_TO DO_.
Extract only the first line of the listing and every line after it up to and including the one with "(nomM1) [right=0.1cm of". Omit the pictures.

....

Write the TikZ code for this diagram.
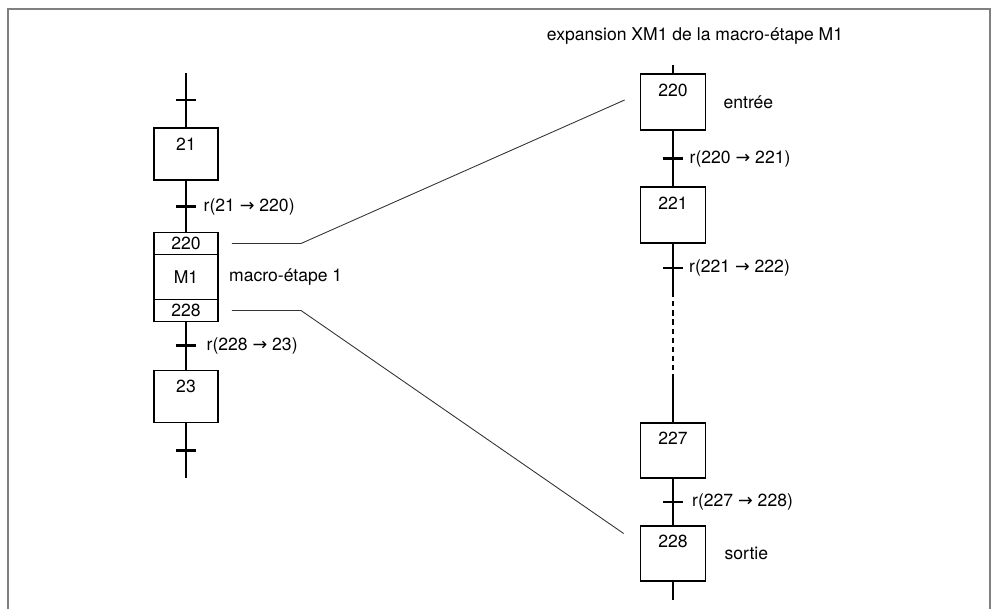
\documentclass[tikz,border=0pt]{standalone}
\usepackage{fontspec}
\setmainfont{TeX Gyre Heros}
\newfontfamily\arrowfont{DejaVu Sans}
\newcommand\versto{{\arrowfont →}}
\usetikzlibrary{positioning}

\tikzset{
  stepbox/.style={draw, line width=1pt, minimum width=1.28cm, inner sep=3pt,
                  text height=9.5pt, text depth=14pt},
  bigstep/.style={stepbox, minimum width=1.3cm, text depth=16pt},
  macrorow/.style={draw, line width=1pt, minimum width=1.28cm, minimum height=0.44cm,
                   inner sep=0pt, outer sep=0pt},
  trans/.style={fill, minimum width=0.4cm, minimum height=1.4pt,
                inner sep=0pt, outer sep=0pt},
  link/.style={line width=1pt},
  renvoi/.style={line width=0.5pt, black!80},
  cadre/.style={line width=0.8pt, black!50},
}

\begin{document}
\begin{tikzpicture}[x=0.02cm, y=-0.02cm, font=\fontsize{10}{12}\selectfont]
  \useasboundingbox (0,0) rectangle (995,609);
  \draw[cadre] (8,609) -- (8,9) -- (990,9) -- (990,609);

  % grafcet de niveau superieur
  \coordinate (lhaut) at (186,73);
  \node[stepbox]  (s21)  at (186,154)   {21};
  \node[macrorow] (m220) at (186,243.5) {220};
  \node[macrorow, minimum height=0.9cm] (mM1) [below=0pt of m220] {M1};
  \node[macrorow] (m228) [below=0pt of mM1] {228};
  \node[stepbox]  (s23)  at (186,396.5) {23};
  \coordinate (lbas) at (186,478);
  \node[anchor=west] (nomM1) [right=0.1cm of mM1] {macro-étape 1};

  \draw[link] (lhaut) -- node[trans] (t0) {} (s21);
  \draw[link] (s21) -- node[trans, label={[label distance=0.02cm]right:r(21 \versto\ 220)}] (t1) {} (m220);
  \draw[link] (m228) -- node[trans, label={[label distance=0.08cm]right:r(228 \versto\ 23)}] (t2) {} (s23);
  \draw[link] (s23) -- node[trans] (t3) {} (lbas);

  % expansion de la macro-etape
  \node (titre) at (695,36) {expansion XM1 de la macro-étape M1};
  \coordinate (rhaut) at (673,65);
  \node[bigstep] (e220) at (673,102)   {220};
  \node[bigstep] (e221) at (673,215)   {221};
  \node[bigstep] (e227) at (673,450.5) {227};
  \node[bigstep] (e228) at (673,553.5) {228};
  \coordinate (rbas) at (673,600);
  \node[anchor=west] (entree) [right=0.22cm of e220] {entrée};
  \node[anchor=west] (sortie) [right=0.24cm of e228] {sortie};

  \draw[link] (rhaut) -- (e220);
  \draw[link] (e220) -- node[trans, label={[label distance=0cm]right:r(220 \versto\ 221)}] (t4) {} (e221);
  \node[trans, label={[label distance=0cm]right:r(221 \versto\ 222)}] (t5) at (673,268) {};
  \draw[link] (e221) -- (t5) -- ++(0,24) coordinate (p1);
  \draw[link, dash pattern=on 3pt off 2.2pt] (p1) -- ++(0,88) coordinate (p2);
  \draw[link] (p2) -- (e227);
  \draw[link] (e227) -- node[trans, label={[label distance=0.05cm]right:r(227 \versto\ 228)}] (t6) {} (e228);
  \draw[link] (e228) -- (rbas);

  % renvois entre les deux niveaux
  \coordinate (a1) at ([xshift=0.28cm]m220.east);
  \coordinate (a2) at ([xshift=-0.3cm, yshift=0.04cm]e220.west);
  \coordinate (a3) at ([xshift=0.28cm]m228.east);
  \coordinate (a4) at ([xshift=-0.32cm, yshift=0.4cm]e228.west);
  \draw[renvoi] (a1) -- ++(69,0) -- (a2);
  \draw[renvoi] (a3) -- ++(69,0) -- (a4);
\end{tikzpicture}
\end{document}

....

_SOLUTION_.
Write the TikZ code for this diagram.
\documentclass[tikz,border=0pt]{standalone}
\usepackage{fontspec}
\setmainfont{TeX Gyre Heros}
\newfontfamily\arrowfont{DejaVu Sans}
\newcommand\versto{{\arrowfont →}}
\usetikzlibrary{positioning}

\tikzset{
  stepbox/.style={draw, line width=1pt, minimum width=1.28cm, inner sep=3pt,
                  text height=9.5pt, text depth=14pt},
  bigstep/.style={stepbox, minimum width=1.3cm, text depth=16pt},
  macrorow/.style={draw, line width=1pt, minimum width=1.28cm, minimum height=0.44cm,
                   inner sep=0pt, outer sep=0pt},
  trans/.style={fill, minimum width=0.4cm, minimum height=1.4pt,
                inner sep=0pt, outer sep=0pt},
  link/.style={line width=1pt},
  renvoi/.style={line width=0.5pt, black!80},
  cadre/.style={line width=0.8pt, black!50},
}

\begin{document}
\begin{tikzpicture}[x=0.02cm, y=-0.02cm, font=\fontsize{10}{12}\selectfont]
  \useasboundingbox (0,0) rectangle (995,609);
  \draw[cadre] (8,609) -- (8,9) -- (990,9) -- (990,609);

  % grafcet de niveau superieur
  \coordinate (lhaut) at (186,73);
  \node[stepbox]  (s21)  at (186,154)   {21};
  \node[macrorow] (m220) at (186,243.5) {220};
  \node[macrorow, minimum height=0.9cm] (mM1) [below=0pt of m220] {M1};
  \node[macrorow] (m228) [below=0pt of mM1] {228};
  \node[stepbox]  (s23)  at (186,396.5) {23};
  \coordinate (lbas) at (186,478);
  \node[anchor=west] (nomM1) [right=0.1cm of mM1] {macro-étape 1};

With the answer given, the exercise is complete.